Eu vivi mais tempo cinzento, com liberdade vigiada e sem sonhos. Com mulher e um casal de filhos fui trabalhar como químico de uma indústria de Laticínios em Belém. Em 1974 tive uma recaída: larguei o Lacticínio e me tornei artesão fazendo entalhes em madeira. A barra pesou e voltei ao jornalismo alternativo, até ser contratado, em 1975, pelo jornal O Estado de S. Paulo, primeiro como correspondente no Amapá, depois como repórter regional baseado no Acre, por indicação do jornalista paraense Lúcio Flávio Pinto, editor do Jornal Pessoal.

Aqui, a partir de 1975 retomei o ânimo no jornal Varadouro e em outras lutas acreanas. E após 30 anos de abstinência, votei novamente para Presidente da República: em 1990 no Lula, mas deu Collor de Mello; em 1994 e 1998, novamente no Lula, mas deu FHC; em 2002 e 2006, finalmente, Lula começou a dar certo.

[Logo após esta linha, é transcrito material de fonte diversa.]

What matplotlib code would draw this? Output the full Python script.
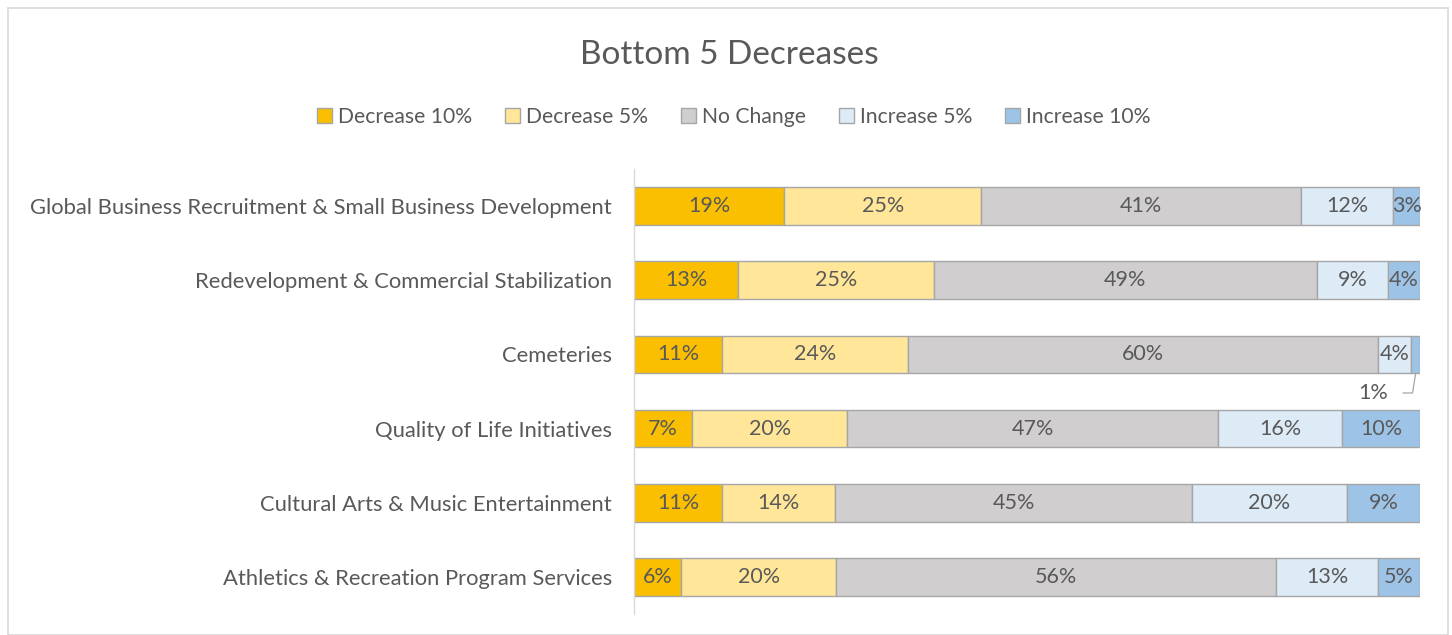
import matplotlib
matplotlib.use("Agg")
import matplotlib.pyplot as plt
from matplotlib.patches import Rectangle, Patch
import numpy as np

categories = [
    "Global Business Recruitment & Small Business Development",
    "Redevelopment & Commercial Stabilization",
    "Cemeteries",
    "Quality of Life Initiatives",
    "Cultural Arts & Music Entertainment",
    "Athletics & Recreation Program Services",
]
series_names = ["Decrease 10%", "Decrease 5%", "No Change", "Increase 5%", "Increase 10%"]
decrease_10 = [19.1, 13.2, 11.2, 7.4, 11.2, 6.0]
decrease_5 = [25.1, 24.9, 23.7, 19.7, 14.4, 19.7]
no_change = [40.7, 48.7, 59.8, 47.2, 45.3, 56.0]
increase_5 = [11.7, 9.0, 4.2, 15.8, 19.7, 13.0]
increase_10 = [3.4, 4.1, 1.1, 9.9, 9.3, 5.3]

colors = ["#FABF00", "#FFE699", "#D0CECE", "#DDEBF7", "#9DC3E6"]
edge = "#A6A6A6"
txt = "#595959"

plt.rcParams['font.family'] = ['Lato', 'DejaVu Sans']

fig = plt.figure(figsize=(14.52, 6.35), dpi=100)
W, H = 1452, 635
ax = fig.add_axes([634 / W, 1 - 614 / H, (1420 - 634) / W, (614 - 169) / H])

data = np.array([decrease_10, decrease_5, no_change, increase_5, increase_10])
totals = data.sum(axis=0)
pct = data / totals * 100
y = np.arange(len(categories))
bh = 0.51

left = np.zeros(len(categories))
for i, name in enumerate(series_names):
    ax.barh(y, pct[i], left=left, height=bh, color=colors[i], edgecolor=edge,
            linewidth=1.0, label=name)
    for j in range(len(categories)):
        raw = data[i, j]
        lab = f"{round(raw):d}%"
        cx = left[j] + pct[i, j] / 2
        if pct[i, j] < 2:
            ly = y[j] + 0.52
            ax.plot([cx, cx - 0.4, cx - 1.6], [y[j] + bh / 2, ly, ly],
                    color='#A6A6A6', lw=0.9, clip_on=False, solid_joinstyle='miter')
            ax.text(cx - 5.4, ly, lab, ha='center', va='center', fontsize=15.5, color=txt)
        else:
            ax.text(cx, y[j], lab, ha='center', va='center', fontsize=15.5, color=txt)
    left += pct[i]

ax.set_xlim(0, 100)
ax.set_ylim(len(categories) - 0.5, -0.5)
ax.set_yticks(y)
ax.set_yticklabels(categories, fontsize=15.8, color=txt)
ax.tick_params(axis='y', length=0, pad=16)
ax.set_xticks([])
for s in ['top', 'right', 'bottom']:
    ax.spines[s].set_visible(False)
ax.spines['left'].set_color('#D9D9D9')
ax.spines['left'].set_linewidth(1.0)

fig.text(729 / W, 1 - 55 / H, "Bottom 5 Decreases", ha='center', va='center',
         fontsize=24, color=txt)

handles = [Patch(facecolor=colors[i], edgecolor=edge, linewidth=1.0) for i in range(5)]
fig.legend(handles, series_names, loc='center', bbox_to_anchor=(734 / W, 1 - 117 / H),
           ncol=5, frameon=False, fontsize=15.2, labelcolor=txt,
           handlelength=0.7, handleheight=0.7, handletextpad=0.3, columnspacing=1.55)

fig.patches.append(Rectangle((8 / W, 0), (1448 - 8) / W, 1 - 8 / H, transform=fig.transFigure,
                             fill=False, edgecolor='#D9D9D9', linewidth=1.2))

fig.savefig("out.png", dpi=100, facecolor='white')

Agora tenho como opção para Presidente quatro candidatos com perfis de esquerda. O José Serra (PSDB) eu descarto, por seu elitismo paulistano. O Plínio de Arruda Sampaio (PSOL) também descarto, com todo respeito, porque cansei do radicalismo sonhador. A Marina Silva (PV), sobre quem registrei na apresentação do livro “Amapá - Um Norte para o Brasil” que “faz política com a linguagem dos anjos”, deixo sob a responsabilidade dos mais jovens e mais sonhadores (e menos ateus) que eu.

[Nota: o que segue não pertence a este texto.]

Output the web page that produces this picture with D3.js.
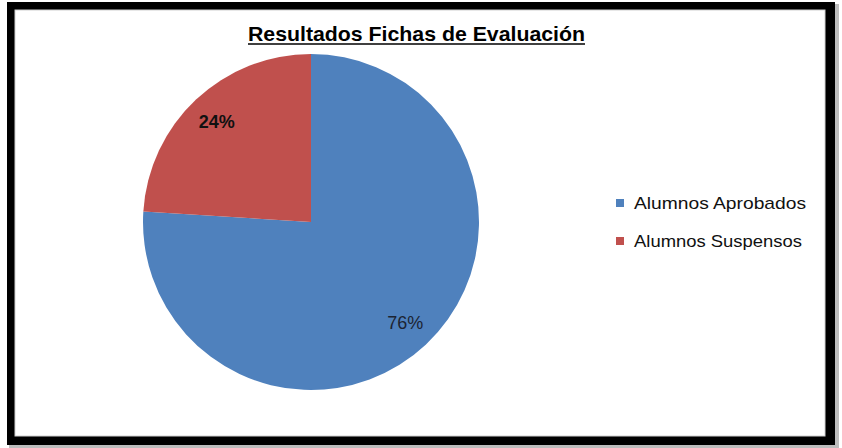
<!DOCTYPE html>
<html>
<head>
<meta charset="utf-8">
<script src="https://cdn.jsdelivr.net/npm/d3@7"></script>
<style>
  body { margin: 0; background: #fff; }
  text { font-family: "Liberation Sans Narrow", "Liberation Sans", sans-serif; }
</style>
</head>
<body>
<svg id="chart"></svg>
<script>
// data
const categories = ["Alumnos Aprobados", "Alumnos Suspensos"];
const values = [76, 24];
const colors = ["#4f81bd", "#c0504d"];
const chartTitle = "Resultados Fichas de Evaluación";

const width = 842, height = 448;

const svg = d3.select("#chart")
    .attr("width", width)
    .attr("height", height);

// frame: soft shadow, thick black border, white inside
svg.append("rect")
    .attr("x", 9).attr("y", 4)
    .attr("width", 830).attr("height", 444)
    .attr("fill", "#bdbdbd");
svg.append("rect")
    .attr("x", 7).attr("y", 2)
    .attr("width", 828).attr("height", 443)
    .attr("fill", "#000");
svg.append("rect")
    .attr("x", 15).attr("y", 10)
    .attr("width", 810).attr("height", 426)
    .attr("fill", "#fff")
    .attr("stroke", "#d0d0d0")
    .attr("stroke-width", 1);

// title, bold and underlined
const title = svg.append("text")
    .attr("x", 416.5)
    .attr("y", 41)
    .attr("text-anchor", "middle")
    .attr("font-size", 21)
    .attr("font-weight", "bold")
    .attr("fill", "#000")
    .attr("textLength", 337)
    .attr("lengthAdjust", "spacingAndGlyphs")
    .text(chartTitle);

svg.append("line")
    .attr("x1", 248).attr("x2", 585)
    .attr("y1", 44).attr("y2", 44)
    .attr("stroke", "#000")
    .attr("stroke-width", 1.5);

// pie
const cx = 311, cy = 222, radius = 168;

const pie = d3.pie().sort(null).value(d => d);
const arcs = pie(values);

const arc = d3.arc().innerRadius(0).outerRadius(radius);
const labelArc = d3.arc().innerRadius(radius * 0.82).outerRadius(radius * 0.82);

const color = d3.scaleOrdinal().domain(categories).range(colors);

const g = svg.append("g")
    .attr("transform", `translate(${cx},${cy})`);

g.selectAll("path.slice")
    .data(arcs)
    .join("path")
    .attr("class", "slice")
    .attr("d", arc)
    .attr("fill", (d, i) => color(categories[i]));

g.selectAll("text.label")
    .data(arcs)
    .join("text")
    .attr("class", "label")
    .attr("transform", d => `translate(${labelArc.centroid(d)})`)
    .attr("text-anchor", "middle")
    .attr("dy", "0.35em")
    .attr("font-size", 18)
    .attr("font-weight", (d, i) => i === 1 ? "bold" : "normal")
    .attr("fill", (d, i) => i === 1 ? "#111" : "#1c2433")
    .text(d => d.data + "%");

// legend
const legend = svg.append("g")
    .attr("transform", "translate(616,199)");

const item = legend.selectAll("g")
    .data(categories)
    .join("g")
    .attr("transform", (d, i) => `translate(0,${i * 38})`);

item.append("rect")
    .attr("width", 8)
    .attr("height", 8)
    .attr("fill", d => color(d));

item.append("text")
    .attr("x", 18)
    .attr("y", 10)
    .attr("font-size", 17)
    .attr("fill", "#111")
    .attr("textLength", (d, i) => i === 0 ? 172 : 168)
    .attr("lengthAdjust", "spacingAndGlyphs")
    .text(d => d);
</script>
</body>
</html>
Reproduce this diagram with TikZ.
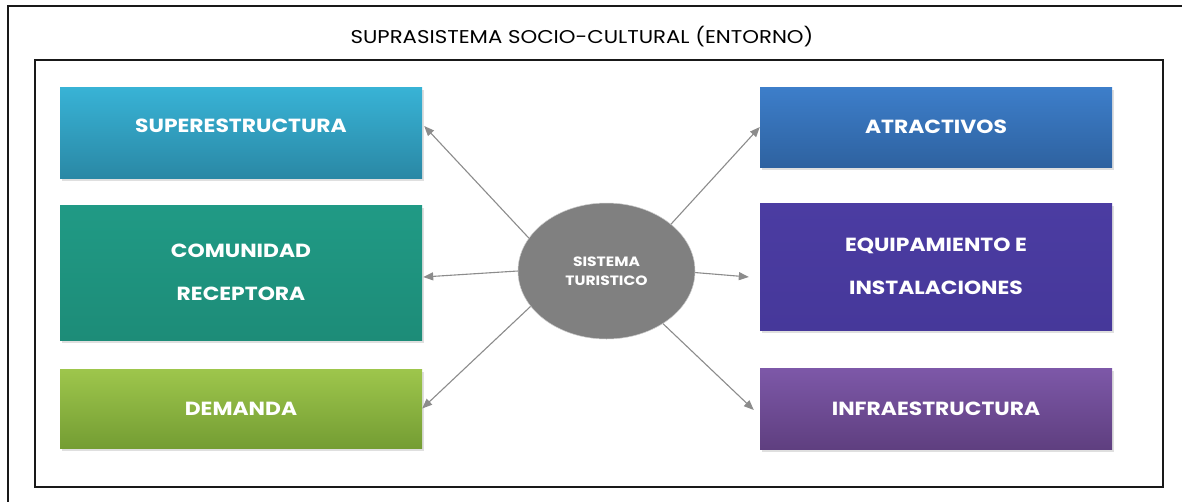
\documentclass[tikz,border=0pt]{standalone}
\usepackage{fontspec}
\setmainfont{Poppins}[FakeStretch=1.15]
\usetikzlibrary{arrows.meta,shapes.geometric,shadows,calc}
\definecolor{supT}{HTML}{38B3D6}
\definecolor{supB}{HTML}{2A88A5}
\definecolor{comT}{HTML}{209A85}
\definecolor{comB}{HTML}{1D8C78}
\definecolor{demT}{HTML}{9EC64C}
\definecolor{demB}{HTML}{749D33}
\definecolor{atrT}{HTML}{3D7ECA}
\definecolor{atrB}{HTML}{2E62A0}
\definecolor{equT}{HTML}{4B3CA2}
\definecolor{equB}{HTML}{46389A}
\definecolor{infT}{HTML}{7D58A8}
\definecolor{infB}{HTML}{5F3F80}
\definecolor{sisgray}{HTML}{808080}
\definecolor{arrowgray}{HTML}{8C8C8C}
\begin{document}
\begin{tikzpicture}[x=1pt,y=-1pt,
  box/.style={rectangle, inner sep=0pt, text=white,
    font=\fontsize{19}{43}\selectfont\bfseries, align=center,
    drop shadow={opacity=0.25, shadow xshift=1.5pt, shadow yshift=-2.5pt}},
  conn/.style={draw=arrowgray, line width=1.1pt, -{Triangle[length=10pt,width=8pt]}}]
\useasboundingbox (0,0) rectangle (1182,501);
\fill[white] (0,0) rectangle (1182,501);
% outer frame (only top and left visible)
\draw[line width=1.6pt, black!90] (8,515) -- (8,6) -- (1195,6);
\node[font=\fontsize{18.5}{22}\selectfont, text=black] (title) at (582,37) {SUPRASISTEMA SOCIO-CULTURAL (ENTORNO)};
% inner frame
\node[draw=black!90, line width=1.2pt, rectangle, minimum width=1128pt, minimum height=427pt, inner sep=0pt] (frame) at (599,273.5) {};
% left boxes
\node[box, top color=supT, bottom color=supB, minimum width=362pt, minimum height=91pt, text height=13pt, text depth=13pt] (sup) at (241,132.5) {SUPERESTRUCTURA};
\node[box, top color=comT, bottom color=comB, minimum width=362pt, minimum height=135pt] (com) at (241,272.5) {COMUNIDAD\\RECEPTORA};
\node[box, top color=demT, bottom color=demB, minimum width=362pt, minimum height=79pt] (dem) at (241,408.5) {DEMANDA};
% right boxes
\node[box, top color=atrT, bottom color=atrB, minimum width=352pt, minimum height=80pt] (atr) at (936,127) {ATRACTIVOS};
\node[box, top color=equT, bottom color=equB, minimum width=352pt, minimum height=127pt] (equ) at (936,266.5) {EQUIPAMIENTO E\\INSTALACIONES};
\node[box, top color=infT, bottom color=infB, minimum width=352pt, minimum height=81pt] (inf) at (936,408.5) {INFRAESTRUCTURA};
% centre
\node[ellipse, fill=sisgray, draw=black!20, line width=0.5pt, minimum width=177pt, minimum height=136pt, inner sep=0pt, text=white,
  font=\fontsize{13.5}{19}\selectfont\bfseries, align=center] (sis) at (606.5,271) {SISTEMA\\TURISTICO};
% connectors
\draw[conn] (sis.157) -- ($(sup.east)+(2,-6.5)$);
\draw[conn] (sis.180) -- ($(com.east)+(1,4.5)$);
\draw[conn] (sis.205) -- (dem.east);
\draw[conn] (sis.36) -- (atr.west);
\draw[conn] (sis.-1) -- ($(equ.west)+(-11,10.5)$);
\draw[conn] (sis.-43) -- ($(inf.west)+(-6,1.5)$);
\end{tikzpicture}
\end{document}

Fico com a Dilma, presa e torturada pelos militares de 1964, porque essa dor eu conheço bem e sei que deve ser honrada. Também porque ela serve ao Projeto Acre ao qual estou entregue de corpo e alma, e ao qual Lula, seu padrinho político está envolvido desde 1978. Desejo um Acre livre dos destruidores de florestas e dos vis amantes do dinheiro.